不機嫌な様子を見せ、大きなため息をつく

私もそのようなケースを多々経験してきましたが、彼らの厄介なところは直接言いたいことを言わずに、態度や行動で、否定、拒否、拒絶を表してくるところです。

もっとわかりやすい態度でいえば、例えば、

・無視する
・不機嫌な様子を見せる
・大きなため息をつく
・話をしている最中にあくびをする

こういった態度も直接相手にぶつけるわけではなく、遠回しに相手を困らせる受動攻撃として知られています。

こういった態度や行為が難しいのは、問いただしにくいところです。仮に、こちらがいくら問いただしたところで、「そんなつもりはありません」で終わってしまいます。

それどころか、「あなたがそのような攻撃的な捉え方をしているからではないのですか」と返されてしまうことだってあります。

ですから、意図的にやったことなのかどうかわからないうちは相手に問いただすこともできません。
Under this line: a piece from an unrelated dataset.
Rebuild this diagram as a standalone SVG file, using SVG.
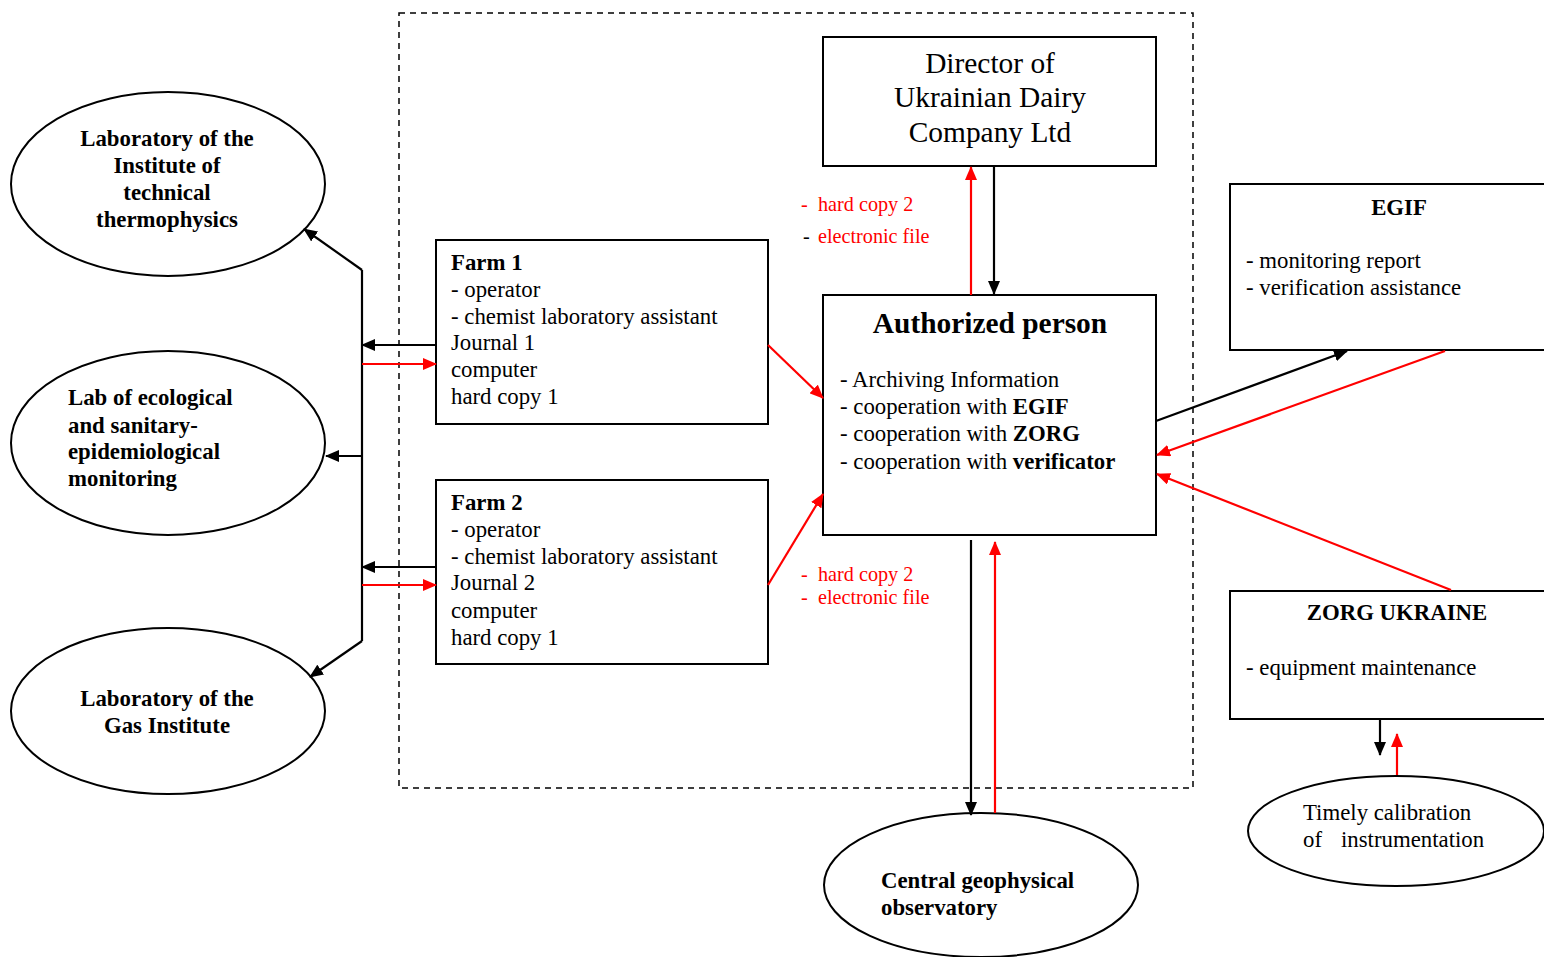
<svg xmlns="http://www.w3.org/2000/svg" width="1544" height="957" viewBox="0 0 1544 957">
<style>
.box{fill:#fff;stroke:#000;stroke-width:2}
.ell{fill:#fff;stroke:#000;stroke-width:2}
.t{font-family:"Liberation Serif",serif;font-size:22.8px;fill:#000}
.b{font-weight:bold}
.big{font-size:29.4px}
.r{fill:#ff0000}
.k{stroke:#000;stroke-width:2.2;fill:none}
.rd{stroke:#ff0000;stroke-width:2.2;fill:none}
.lab{font-size:20.2px}
</style>
<defs>
<marker id="ak" viewBox="0 0 14 12" refX="13" refY="6" markerWidth="14" markerHeight="12" markerUnits="userSpaceOnUse" orient="auto"><path d="M0,0L14,6L0,12z" fill="#000"/></marker>
<marker id="ar" viewBox="0 0 14 12" refX="13" refY="6" markerWidth="14" markerHeight="12" markerUnits="userSpaceOnUse" orient="auto"><path d="M0,0L14,6L0,12z" fill="#ff0000"/></marker>
</defs>
<rect width="1544" height="957" fill="#fff"/>
<rect x="399" y="13" width="794" height="775" fill="none" stroke="#000" stroke-width="1.5" stroke-dasharray="6,5"/>

<g id="director">
<rect class="box" x="823" y="37" width="333" height="129"/>
<text class="t big" x="990" y="73" text-anchor="middle">Director of</text>
<text class="t big" x="990" y="107" text-anchor="middle">Ukrainian Dairy</text>
<text class="t big" x="990" y="142" text-anchor="middle">Company Ltd</text>
</g>

<g id="authorized">
<rect class="box" x="823" y="295" width="333" height="240"/>
<text class="t b big" x="990" y="333" text-anchor="middle">Authorized person</text>
<text class="t" x="840" y="387">- Archiving Information</text>
<text class="t" x="840" y="414">- cooperation with <tspan class="b">EGIF</tspan></text>
<text class="t" x="840" y="441">- cooperation with <tspan class="b">ZORG</tspan></text>
<text class="t" x="840" y="469">- cooperation with <tspan class="b">verificator</tspan></text>
</g>

<g id="farm1">
<rect class="box" x="436" y="240" width="332" height="184"/>
<text class="t b" x="451" y="270">Farm 1</text>
<text class="t" x="451" y="297">- operator</text>
<text class="t" x="451" y="324">- chemist laboratory assistant</text>
<text class="t" x="451" y="350">Journal  1</text>
<text class="t" x="451" y="377">computer</text>
<text class="t" x="451" y="404">hard copy 1</text>
</g>

<g id="farm2">
<rect class="box" x="436" y="480" width="332" height="184"/>
<text class="t b" x="451" y="510">Farm 2</text>
<text class="t" x="451" y="537">- operator</text>
<text class="t" x="451" y="564">- chemist laboratory assistant</text>
<text class="t" x="451" y="590">Journal  2</text>
<text class="t" x="451" y="618">computer</text>
<text class="t" x="451" y="645">hard copy 1</text>
</g>

<g id="egif">
<rect class="box" x="1230" y="184" width="330" height="166"/>
<text class="t b" x="1399" y="215" text-anchor="middle">EGIF</text>
<text class="t" x="1246" y="268">- monitoring report</text>
<text class="t" x="1246" y="295">- verification assistance</text>
</g>

<g id="zorg">
<rect class="box" x="1230" y="591" width="330" height="128"/>
<text class="t b" x="1397" y="620" text-anchor="middle">ZORG UKRAINE</text>
<text class="t" x="1246" y="675">- equipment maintenance</text>
</g>

<g id="lab-institute">
<ellipse class="ell" cx="168" cy="184" rx="157" ry="92"/>
<text class="t b" x="167" y="146" text-anchor="middle">Laboratory of the</text>
<text class="t b" x="167" y="173" text-anchor="middle">Institute of</text>
<text class="t b" x="167" y="200" text-anchor="middle">technical</text>
<text class="t b" x="167" y="227" text-anchor="middle">thermophysics</text>
</g>

<g id="lab-ecological">
<ellipse class="ell" cx="168" cy="443" rx="157" ry="92"/>
<text class="t b" x="68" y="405">Lab of ecological</text>
<text class="t b" x="68" y="433">and sanitary-</text>
<text class="t b" x="68" y="459">epidemiological</text>
<text class="t b" x="68" y="486">monitoring</text>
</g>

<g id="lab-gas">
<ellipse class="ell" cx="168" cy="711" rx="157" ry="83"/>
<text class="t b" x="167" y="706" text-anchor="middle">Laboratory of the</text>
<text class="t b" x="167" y="733" text-anchor="middle">Gas Institute</text>
</g>

<g id="central">
<ellipse class="ell" cx="981" cy="885" rx="157" ry="72"/>
<text class="t b" x="881" y="888">Central geophysical</text>
<text class="t b" x="881" y="915">observatory</text>
</g>

<g id="calibration">
<ellipse class="ell" cx="1396" cy="831" rx="148" ry="55"/>
<text class="t" x="1303" y="820">Timely calibration</text>
<text class="t" x="1303" y="847">of<tspan x="1341">instrumentation</tspan></text>
</g>

<g id="labels">
<text class="t lab r" x="801" y="211">-<tspan x="818">hard copy 2</tspan></text>
<text class="t lab" x="803" y="243">-</text>
<text class="t lab r" x="818" y="243">electronic file</text>
<text class="t lab r" x="801" y="581">-<tspan x="818">hard copy 2</tspan></text>
<text class="t lab r" x="801" y="604">-<tspan x="818">electronic file</tspan></text>
</g>

<g id="connectors">
<path class="k" d="M362,270 L362,641"/>
<path class="k" d="M362,270 L304,229" marker-end="url(#ak)"/>
<path class="k" d="M362,641 L310,677" marker-end="url(#ak)"/>
<path class="k" d="M362,456 L326,456" marker-end="url(#ak)"/>
<path class="k" d="M436,345 L362,345" marker-end="url(#ak)"/>
<path class="rd" d="M362,364 L436,364" marker-end="url(#ar)"/>
<path class="k" d="M436,567 L362,567" marker-end="url(#ak)"/>
<path class="rd" d="M362,585 L436,585" marker-end="url(#ar)"/>
<path class="rd" d="M768,345 L823,398" marker-end="url(#ar)"/>
<path class="rd" d="M768,585 L823,494" marker-end="url(#ar)"/>
<path class="rd" d="M971,295 L971,167" marker-end="url(#ar)"/>
<path class="k" d="M994,166 L994,294" marker-end="url(#ak)"/>
<path class="k" d="M971,540 L971,815" marker-end="url(#ak)"/>
<path class="rd" d="M995,813 L995,542" marker-end="url(#ar)"/>
<path class="k" d="M1156,421 L1347,351" marker-end="url(#ak)"/>
<path class="rd" d="M1445,351 L1157,455" marker-end="url(#ar)"/>
<path class="rd" d="M1451,590 L1157,474" marker-end="url(#ar)"/>
<path class="k" d="M1380,720 L1380,755" marker-end="url(#ak)"/>
<path class="rd" d="M1397,775 L1397,734" marker-end="url(#ar)"/>
</g>
</svg>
このような受動的な攻撃性の高い人に攻撃されると、非常に不愉快なモヤモヤ感がくすぶり続けます。一緒にいるだけで精神的な疲労を感じ、その人に会うだけでげんなりしてくるようになります。

オフィスで、不機嫌そうな人に話しかける人
写真=iStock.com/somethingway
※写真はイメージです

「おとなしめのいい人タイプ」は要注意

このような「受動攻撃」的なコミュニケーションをする人の傾向は私が見てきた限り、次のようなものがあります。

・日頃は口数が少なく丁寧な言葉遣いをする
・おとなしめのいい人タイプ
・喜怒哀楽をあまり表現しない
・人付き合いが表面的で深い付き合いはない
・幼少期の家族関係が良くない(毒親育ち・両親の離婚)
・アルコール依存、買い物依存などの各種依存症の傾向がある

ケースバイケースではありますが、私の今まで見てきた受動攻撃タイプの人で圧倒的に多いのは、幼少期に支配的な親に育てられて、自分を表現したり、自分の欲求や感情を出したりすることを禁止されてきた人です。

なぜなら、親に嫌だなどと言おうものなら、否定や拒絶され、見捨てられて孤立させると脅されてきたからです。だから自分の本音を言ったら、見捨てられ生きていけないという恐怖を無意識に感じてしまうわけです。

その恐怖を避けるために、支配者に服従しながら顔色をうかがう一方、関係のない相手には遠まわしの攻撃をすることで、ある意味本人の心はバランスを保っているともいえます。

嫌いといえない代わりに、嫌いというメッセージを行動で示すこと。

これが受動攻撃の本質ですが、ある意味出せない相手に対する怒りを関係のない相手にぶつけて解消する「怒りの置き換え」という心理でも説明できます。

本人にとってはこれまで抑圧してきた怒りや悲しみ、恨み、憎しみ、敵意などを関係のない相手に使うことで過去の葛藤かっとうを解消しています。そうすることで自分の心のバランスを取っています。

しかし、攻撃される相手からすれば何も関係のないわけですから、非常に迷惑です。